Iowa won national team championships all four seasons with Goldman in the lineup. The 1986 squad had five individual champions: Brad Penrith (126 pounds), Kevin Dresser (142), Jim Heffernan (150), Marty Kistler (167) and Goldman. It marked the ninth consecutive national title for the Hawkeyes, who won the tournament by 73 ¼ points over Oklahoma — still the largest victory margin in NCAA wrestling history.
“Duane was a very, very hard worker,” former UI head wrestling coach Dan Gable said. “He didn’t complain and he was always battling in the room. He put a lot of pressure on himself in ’86. That was a relief because it’s tough to get so close and not get it. Duane got so close and he got it.”
A native of Colorado Springs, Colo., Goldman graduated from Cheyenne Mountain High School in 1981 where he was a three-time all-Southern League champion. Goldman won two state championships — at 126 pounds in 1979 and at 145 pounds in 1981.
“This is extremely special. I can’t think of a higher honor for me, a kid from Colorado. I stepped out and went to Iowa and found a place that provided what I needed. I met my wife and received a college degree.

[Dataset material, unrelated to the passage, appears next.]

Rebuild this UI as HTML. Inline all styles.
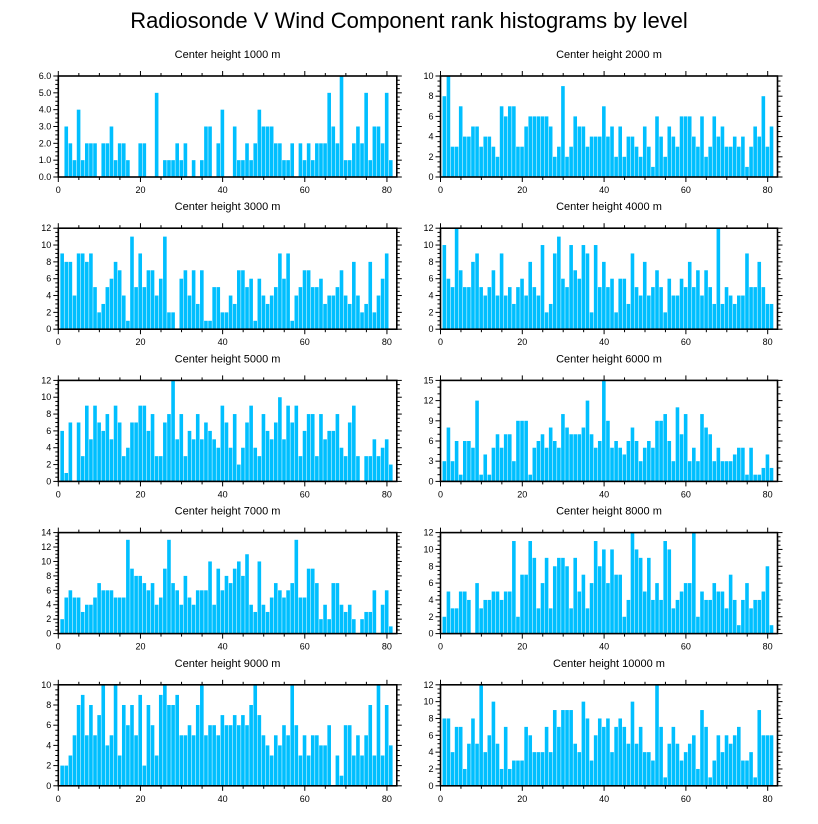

When a university comes back and expresses appreciation for what you did, that is really special and I’m very thankful.”
Former UI wrestler
“I wanted to be the best wrestler I could be and I needed to go to the best spot and that was the University of Iowa,” Goldman said.
“Because Duane wanted to come here, it was good for us because it helped us build a team,” Gable said. “When you get kids that want to be here, it makes a big difference.”

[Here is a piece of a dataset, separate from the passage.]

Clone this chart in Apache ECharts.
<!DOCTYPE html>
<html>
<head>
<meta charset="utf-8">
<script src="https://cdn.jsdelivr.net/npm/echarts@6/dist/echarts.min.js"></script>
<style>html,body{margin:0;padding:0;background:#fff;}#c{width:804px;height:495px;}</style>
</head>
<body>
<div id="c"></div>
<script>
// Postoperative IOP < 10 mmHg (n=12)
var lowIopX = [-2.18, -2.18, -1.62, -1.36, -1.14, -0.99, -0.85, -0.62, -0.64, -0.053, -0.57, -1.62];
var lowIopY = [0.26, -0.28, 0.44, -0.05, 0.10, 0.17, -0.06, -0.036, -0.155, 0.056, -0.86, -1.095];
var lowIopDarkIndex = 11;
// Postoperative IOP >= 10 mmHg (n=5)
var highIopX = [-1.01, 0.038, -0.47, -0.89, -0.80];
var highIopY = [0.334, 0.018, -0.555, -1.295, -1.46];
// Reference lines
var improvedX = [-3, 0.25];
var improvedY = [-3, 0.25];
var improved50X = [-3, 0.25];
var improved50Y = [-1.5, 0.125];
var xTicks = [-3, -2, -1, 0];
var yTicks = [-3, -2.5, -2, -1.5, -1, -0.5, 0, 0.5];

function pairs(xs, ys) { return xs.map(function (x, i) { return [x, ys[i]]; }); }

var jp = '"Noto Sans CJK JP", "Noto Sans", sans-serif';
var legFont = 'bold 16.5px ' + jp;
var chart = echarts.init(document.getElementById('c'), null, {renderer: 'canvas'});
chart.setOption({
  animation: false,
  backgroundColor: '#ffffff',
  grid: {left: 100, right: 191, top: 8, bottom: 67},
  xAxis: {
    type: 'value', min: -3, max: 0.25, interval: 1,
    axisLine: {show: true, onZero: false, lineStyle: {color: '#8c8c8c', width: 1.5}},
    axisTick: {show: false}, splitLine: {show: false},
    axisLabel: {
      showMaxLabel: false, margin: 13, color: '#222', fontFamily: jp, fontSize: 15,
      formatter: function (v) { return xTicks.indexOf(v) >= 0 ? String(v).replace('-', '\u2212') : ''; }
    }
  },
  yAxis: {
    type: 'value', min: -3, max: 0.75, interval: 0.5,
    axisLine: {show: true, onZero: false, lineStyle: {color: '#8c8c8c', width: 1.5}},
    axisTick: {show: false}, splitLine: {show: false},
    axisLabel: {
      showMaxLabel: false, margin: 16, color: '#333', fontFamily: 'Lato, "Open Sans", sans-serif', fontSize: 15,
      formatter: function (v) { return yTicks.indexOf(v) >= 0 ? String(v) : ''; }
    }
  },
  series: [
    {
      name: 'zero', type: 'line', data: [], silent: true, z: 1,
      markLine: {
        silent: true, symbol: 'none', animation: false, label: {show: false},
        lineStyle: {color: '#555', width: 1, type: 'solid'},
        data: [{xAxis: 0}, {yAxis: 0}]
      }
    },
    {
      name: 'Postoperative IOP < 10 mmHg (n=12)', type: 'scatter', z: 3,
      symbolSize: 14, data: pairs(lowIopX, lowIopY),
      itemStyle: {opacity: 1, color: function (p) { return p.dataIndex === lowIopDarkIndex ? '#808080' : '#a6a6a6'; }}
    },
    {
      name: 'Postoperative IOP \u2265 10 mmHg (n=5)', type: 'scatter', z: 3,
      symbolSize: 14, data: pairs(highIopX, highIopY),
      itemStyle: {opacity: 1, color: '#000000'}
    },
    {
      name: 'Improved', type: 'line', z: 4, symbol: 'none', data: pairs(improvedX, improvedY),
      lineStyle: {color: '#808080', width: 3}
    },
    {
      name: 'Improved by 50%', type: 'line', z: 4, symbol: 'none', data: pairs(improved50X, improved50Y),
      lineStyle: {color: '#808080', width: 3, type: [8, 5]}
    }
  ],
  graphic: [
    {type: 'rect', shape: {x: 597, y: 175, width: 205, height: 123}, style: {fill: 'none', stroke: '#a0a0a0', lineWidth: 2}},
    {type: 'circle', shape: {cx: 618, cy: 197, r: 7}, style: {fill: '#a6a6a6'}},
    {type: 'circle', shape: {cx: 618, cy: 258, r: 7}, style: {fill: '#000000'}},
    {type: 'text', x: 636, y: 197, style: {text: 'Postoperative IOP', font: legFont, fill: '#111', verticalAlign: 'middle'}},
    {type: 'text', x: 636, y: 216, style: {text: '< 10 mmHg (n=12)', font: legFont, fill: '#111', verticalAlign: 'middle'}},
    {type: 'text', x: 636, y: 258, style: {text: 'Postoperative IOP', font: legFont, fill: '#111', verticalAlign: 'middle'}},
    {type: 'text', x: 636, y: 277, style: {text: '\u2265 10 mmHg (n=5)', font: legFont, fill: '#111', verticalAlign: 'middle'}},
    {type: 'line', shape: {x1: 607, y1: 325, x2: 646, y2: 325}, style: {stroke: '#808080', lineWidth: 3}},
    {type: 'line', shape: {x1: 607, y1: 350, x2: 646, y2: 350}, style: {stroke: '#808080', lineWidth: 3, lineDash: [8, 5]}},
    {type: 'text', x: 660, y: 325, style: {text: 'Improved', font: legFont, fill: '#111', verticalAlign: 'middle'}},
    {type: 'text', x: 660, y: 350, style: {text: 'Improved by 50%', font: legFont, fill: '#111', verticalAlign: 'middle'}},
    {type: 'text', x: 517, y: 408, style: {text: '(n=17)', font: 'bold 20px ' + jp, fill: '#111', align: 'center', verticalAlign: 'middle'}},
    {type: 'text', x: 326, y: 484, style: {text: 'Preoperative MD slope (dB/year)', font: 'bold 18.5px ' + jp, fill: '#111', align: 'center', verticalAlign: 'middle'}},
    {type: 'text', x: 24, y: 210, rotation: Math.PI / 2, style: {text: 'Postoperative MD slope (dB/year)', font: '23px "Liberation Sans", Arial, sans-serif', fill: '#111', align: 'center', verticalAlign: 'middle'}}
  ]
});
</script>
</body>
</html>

As a freshman in high school, Goldman competed at 121 pounds. He was 145 as a senior. At Iowa, he grew into a 177-pounder as a freshman and sophomore, before competing his final two seasons at 190. That vast weight range was an asset for Goldman, who wore down heavier wrestlers with his attacking, offensive approach.
“I tried to be the aggressor with an energetic style,” Goldman said. “A lot of aspects of the lighter weights carried over to upper-weight wrestling.”

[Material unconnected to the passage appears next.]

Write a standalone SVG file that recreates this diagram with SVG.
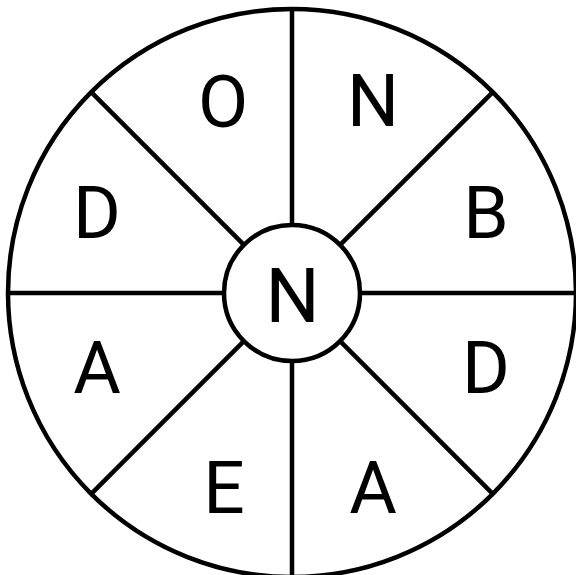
<svg xmlns="http://www.w3.org/2000/svg" width="576" height="575" viewBox="0 0 576 575">
<style>
.ln{stroke:#000;stroke-width:4.5;fill:none}
.lb{font-family:Roboto,"Liberation Sans",sans-serif;font-size:73px;font-weight:400;fill:#000;text-anchor:middle}
</style>
<rect width="576" height="575" fill="#fff"/>
<g id="wheel">
<circle class="ln" cx="292" cy="293" r="284"/>
</g>
<g id="spokes" class="ln">
<line x1="292" y1="9" x2="292" y2="225"/>
<line x1="292" y1="361" x2="292" y2="577"/>
<line x1="8" y1="293" x2="224" y2="293"/>
<line x1="360" y1="293" x2="576" y2="293"/>
<line x1="91.2" y1="92.2" x2="243.9" y2="244.9"/>
<line x1="492.8" y1="92.2" x2="340.1" y2="244.9"/>
<line x1="91.2" y1="493.8" x2="243.9" y2="341.1"/>
<line x1="492.8" y1="493.8" x2="340.1" y2="341.1"/>
</g>
<g id="hub">
<circle class="ln" cx="292" cy="293" r="68" fill="#fff"/>
<text class="lb" x="292.5" y="322" style="font-size:76px">N</text>
</g>
<g id="seg-o"><text class="lb" x="223" y="127">O</text></g>
<g id="seg-n"><text class="lb" x="373" y="126">N</text></g>
<g id="seg-b"><text class="lb" x="486" y="238">B</text></g>
<g id="seg-d2"><text class="lb" x="486" y="393">D</text></g>
<g id="seg-a2"><text class="lb" x="373" y="513">A</text></g>
<g id="seg-e"><text class="lb" x="224" y="513">E</text></g>
<g id="seg-a1"><text class="lb" x="97" y="393">A</text></g>
<g id="seg-d1"><text class="lb" x="97" y="238">D</text></g>
</svg>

Gable said Goldman “just knew how to win” without a repertoire of moves. But his arsenal included some things Gable had never seen before — or since.
“Duane developed a couple moves that I don’t even know the name of,” Gable said. “He was unique from that point of view. If somebody shot on him, he would do this drag and cut the corner and score, but I’ve never seen anyone else do it before or after.”
Goldman earned a bachelor’s degree in general studies for the UI in 1986. He went on to compete extensively on the international level as a member of the U.S. National Team. Goldman won a gold medal at the Pan-American Championships in 1987 and was a member of the 1987 World Cup Team that took bronze in Ulan Bator, Mongolia. He won two Canadian Cup championships and placed second in the Cerro Pelado Tournament in Cuba, and medaled in various tournaments throughout Europe. Goldman served as an alternate on the 1988 Olympic team in Seoul, South Korea, and during the summer of 2000 he served as an assistant coach at the Sydney, Australia, Olympics. He was enshrined in the Glen Brand Wrestling Hall of Fame in 2008.
In 1992 Goldman was named head wrestling coach at Indiana University (he received a master’s degree from there in sports administration in 1997). Now entering his 20th season at Indiana (18th as head coach), Goldman has a career coaching record of 216-116-5 with seven national top-20 finishes.
“I’m very proud of anybody that stays in the sport after they move from college and that’s their profession,” Gable said. “That makes me feel really good because they developed that passion that makes them want to stay in wrestling. Then if they go on to win major awards like being inducted into the Hall of Fame, that’s another feather in the cap.”
Goldman and his wife, Patricia, have two daughters, Aphten and Avery, and one son, Garret.